One of Hidalgo’s attorneys, Eric Gerard, denied any wrongdoing in a statement Friday.

“The misleading storyline of today's release is the latest act of political theater from a politically motivated investigation,” Gerard wrote in an email. “Ultimately, this was about dedicated public servants trying to get the best team to fight COVID-19 in Harris County. Since she came into office, Judge Hidalgo has held herself and her staff to the highest ethical standards and is the only official to refuse donations from all County vendors.”

The warrants also allege Triantaphyllis shared with Pereyra a document called “Vaccine-related community engagement scope.” Dunn confirmed that was the same document he used for the Request for Proposal, investigators said — also known as an RFP, the officials call for bids. But he denied any knowledge of communication between his colleagues and the vendor.

“Dunn confirmed in his opinion that would be inappropriate,” court documents say.
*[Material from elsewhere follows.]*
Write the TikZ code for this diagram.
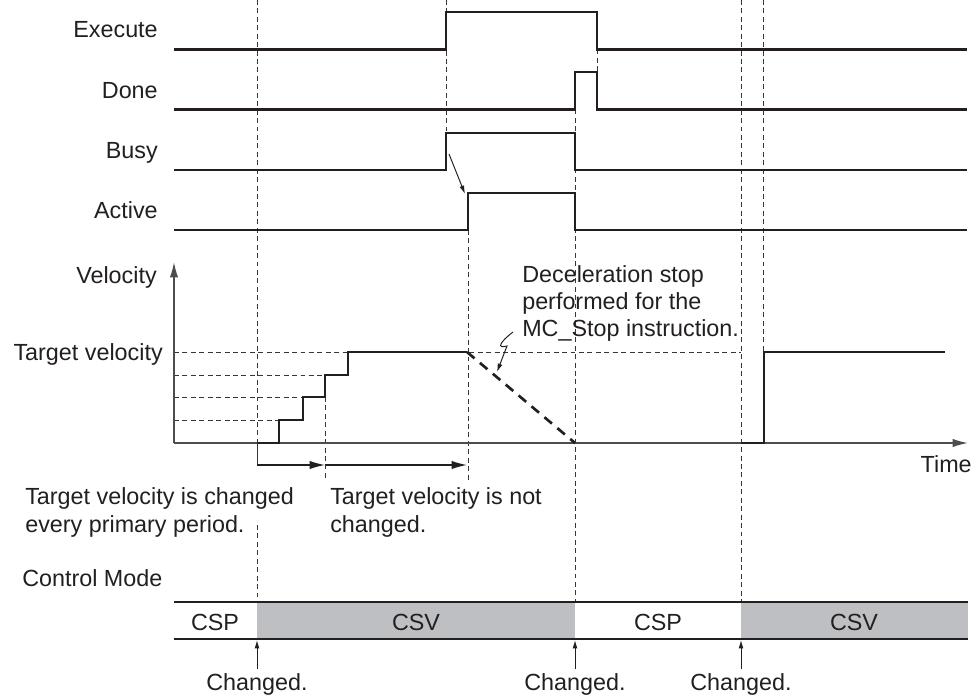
\documentclass[tikz,border=0pt]{standalone}
\usepackage{fontspec}
\setmainfont{Liberation Sans}
\usetikzlibrary{arrows.meta}
\definecolor{ink}{RGB}{35,31,32}
\definecolor{barfill}{RGB}{190,191,194}
\begin{document}
\begin{tikzpicture}[x=0.025cm,y=-0.025cm,
  lbl/.style={font=\fontsize{16.6}{19}\selectfont, inner sep=0pt, text=ink},
  sig/.style={line width=1.9pt, line join=miter, draw=ink},
  guide/.style={line width=0.7pt, dash pattern=on 3.5pt off 2.5pt, draw=ink!90},
  axisline/.style={line width=1.1pt, draw=ink!80},
  decel/.style={line width=1.9pt, dash pattern=on 7pt off 5pt, draw=ink},
  bigarrow/.style={line width=1pt, draw=ink, -{Latex[length=11pt,width=6pt]}},
  smallarrow/.style={line width=0.7pt, draw=ink, -{Latex[length=6pt,width=3.5pt]}},
  barline/.style={line width=2pt, draw=ink}
]
\useasboundingbox (0,0) rectangle (975,697);

% ---- control mode bar fills
\fill[barfill] (257,602) rectangle (575,639);
\fill[barfill] (741,602) rectangle (968,639);

% ---- guide lines
\draw[guide] (257,0) -- (257,465);
\draw[guide] (257,525) -- (257,602);
\draw[guide] (446,0) -- (446,133);
\draw[guide] (597,49.5) -- (597,72);
\draw[guide] (575,109.5) -- (575,602);
\draw[guide] (468,230) -- (468,480);
\draw[guide] (325,397) -- (325,480);
\draw[guide] (741,0) -- (741,602);
\draw[guide] (763,0) -- (763,352);
\draw[guide] (174,352) -- (741,352);
\draw[guide] (174,375) -- (325,375);
\draw[guide] (174,397) -- (303,397);
\draw[guide] (174,420) -- (279,420);

% ---- signal labels
\node[lbl, anchor=base east] (lexec) at (158,37) {Execute};
\node[lbl, anchor=base east] (ldone) at (158,98) {Done};
\node[lbl, anchor=base east] (lbusy) at (158,158) {Busy};
\node[lbl, anchor=base east] (lact) at (158,218) {Active};

% ---- signals
\draw[sig] (174,49.5) -- (446,49.5) -- (446,12) -- (597,12) -- (597,49.5) -- (967,49.5);
\draw[sig] (174,109.5) -- (575,109.5) -- (575,72) -- (597,72) -- (597,109.5) -- (967,109.5);
\draw[sig] (174,170) -- (446,170) -- (446,133) -- (575,133) -- (575,170) -- (967,170);
\draw[sig] (174,230) -- (468,230) -- (468,193) -- (575,193) -- (575,230) -- (967,230);

\coordinate (busyrise) at (449,154);
\coordinate (actrise) at (465,194);
\draw[smallarrow] (busyrise) -- (actrise);

% ---- velocity chart
\coordinate (origin) at (174,443);
\coordinate (vtop) at (174,262);
\coordinate (tend) at (968,443);
\draw[axisline, -{Latex[length=11pt,width=6pt]}] (origin) -- (vtop);
\draw[axisline, -{Latex[length=11pt,width=6pt]}] (origin) -- (tend);

\node[lbl, anchor=base east] (lvel) at (157,283) {Velocity};
\node[lbl, anchor=base east] (ltv) at (163,360) {Target velocity};
\node[lbl, anchor=base east] (ltime) at (972,472) {Time};

\draw[sig] (257,443) -- (279,443) -- (279,420) -- (303,420) -- (303,397) -- (325,397)
  -- (325,375) -- (348,375) -- (348,352) -- (467,352);
\draw[decel] (467,352) -- (575,443);
\draw[sig] (741,443) -- (764,443) -- (764,352) -- (945,352);

\node[lbl, anchor=base west] (dec1) at (522,282) {Deceleration stop};
\node[lbl, anchor=base west] (dec2) at (522,309) {performed for the};
\node[lbl, anchor=base west] (dec3) at (522,336) {MC\_Stop instruction.};
\coordinate (zstart) at (513,332);
\coordinate (ztip) at (497,372);
\draw[smallarrow] (zstart) .. controls (500,342) and (496,349) .. (507,346) -- (ztip);

% ---- period arrows
\draw[guide] (257,443) -- (257,465);
\coordinate (p0) at (257,465);
\coordinate (p1) at (325,465);
\coordinate (p2) at (467,465);
\draw[bigarrow] (p0) -- (p1);
\draw[bigarrow] (p1) -- (p2);

\node[lbl, anchor=base west] (tc1) at (25,504) {Target velocity is changed};
\node[lbl, anchor=base west] (tc2) at (25,532) {every primary period.};
\node[lbl, anchor=base west] (tn1) at (330,504) {Target velocity is not};
\node[lbl, anchor=base west] (tn2) at (330,532) {changed.};

% ---- control mode
\node[lbl, anchor=base west] (lcm) at (22,586) {Control Mode};
\draw[barline] (174,602) -- (968,602);
\draw[barline] (174,639) -- (968,639);
\node[lbl, anchor=base] (m1) at (215,630) {CSP};
\node[lbl, anchor=base] (m2) at (416,630) {CSV};
\node[lbl, anchor=base] (m3) at (658,630) {CSP};
\node[lbl, anchor=base] (m4) at (854,630) {CSV};

\node[lbl, anchor=base] (c1) at (257,690) {Changed.};
\node[lbl, anchor=base] (c2) at (575,690) {Changed.};
\node[lbl, anchor=base] (c3) at (741,690) {Changed.};
\coordinate (b1) at (257,640);
\coordinate (b2) at (575,640);
\coordinate (b3) at (741,640);
\draw[smallarrow] (257,669) -- (b1);
\draw[smallarrow] (575,669) -- (b2);
\draw[smallarrow] (741,669) -- (b3);
\end{tikzpicture}
\end{document}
Internal Elevate emails outlined in the court documents also show Pereyra confirming she had been invited to bid on the contract and claiming she had a good relationship with Hidalgo’s office, allegedly writing, “I feel really good about my chances in landing the project (they asked me to design the program beforehand but then were told to go to RFP), so I’m just starting to build a team.”

Five people were tasked with scoring the proposals, including Dunn, Nader and Triantaphyllis.
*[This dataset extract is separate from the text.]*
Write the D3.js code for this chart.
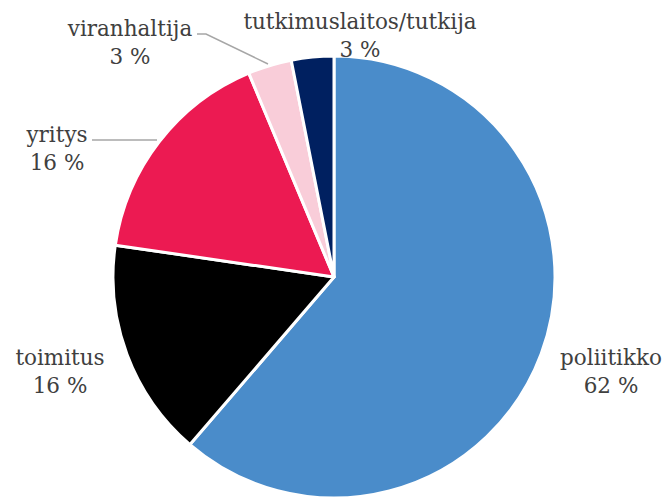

Elevate’s bid came in second, with a score of 40.4%. The first-place bid, UT Health, came in at 46.8%.

Despite that, Elevate won the contract. According to a staff report detailed in the court documents, UT Health was rejected because previous community outreach projects they took on “have not been shown to be successful.”

Text messages collected by the investigators show the Hidalgo staffers speaking negatively about UT Health before the process was completed.

“This vaccine outreach is getting ridiculous,” Triantaphyllis allegedly texted to Nader on April 20, 2021. “We need to slam the door shut on UT and move on.”

In a separate message a few weeks later, court documents show Dunn asking Triantaphyllis if he can attend an RFP outreach meeting.

“No. Take it away,” he allegedly responds. “And don’t let UT get it.”

Nader did not respond to a request for comment. An email to Triantaphyllis returned with a reply indicating he would be out of office until Monday, while an email to Dunn returned an out-of-office reply indicating he no longer worked for Hidalgo. Attorney information for the three was not immediately available.

The selection process has been controversial since an Aug. 24 Harris County Commissioners Court meeting, in which Republican Commissioner Jack Cagle openly criticized Hidalgo for choosing Elevate, calling it a “one-person shop” unequipped for the job.

Hidalgo shot back, calling that characterization a “bold-faced lie” and sparking a heated back-and-forth between the two.

“I didn’t know who was selected until the person was selected, the vendor was selected,” Hidalgo said at the time. “Once the vendor was selected, I learned it was the same vendor that did some of our Census outreach, which was very robust. That could not have been done by a one-person firm.”

“Bring it on because there’s nothing here,” Hidalgo said.

Weeks later, the contract was canceled.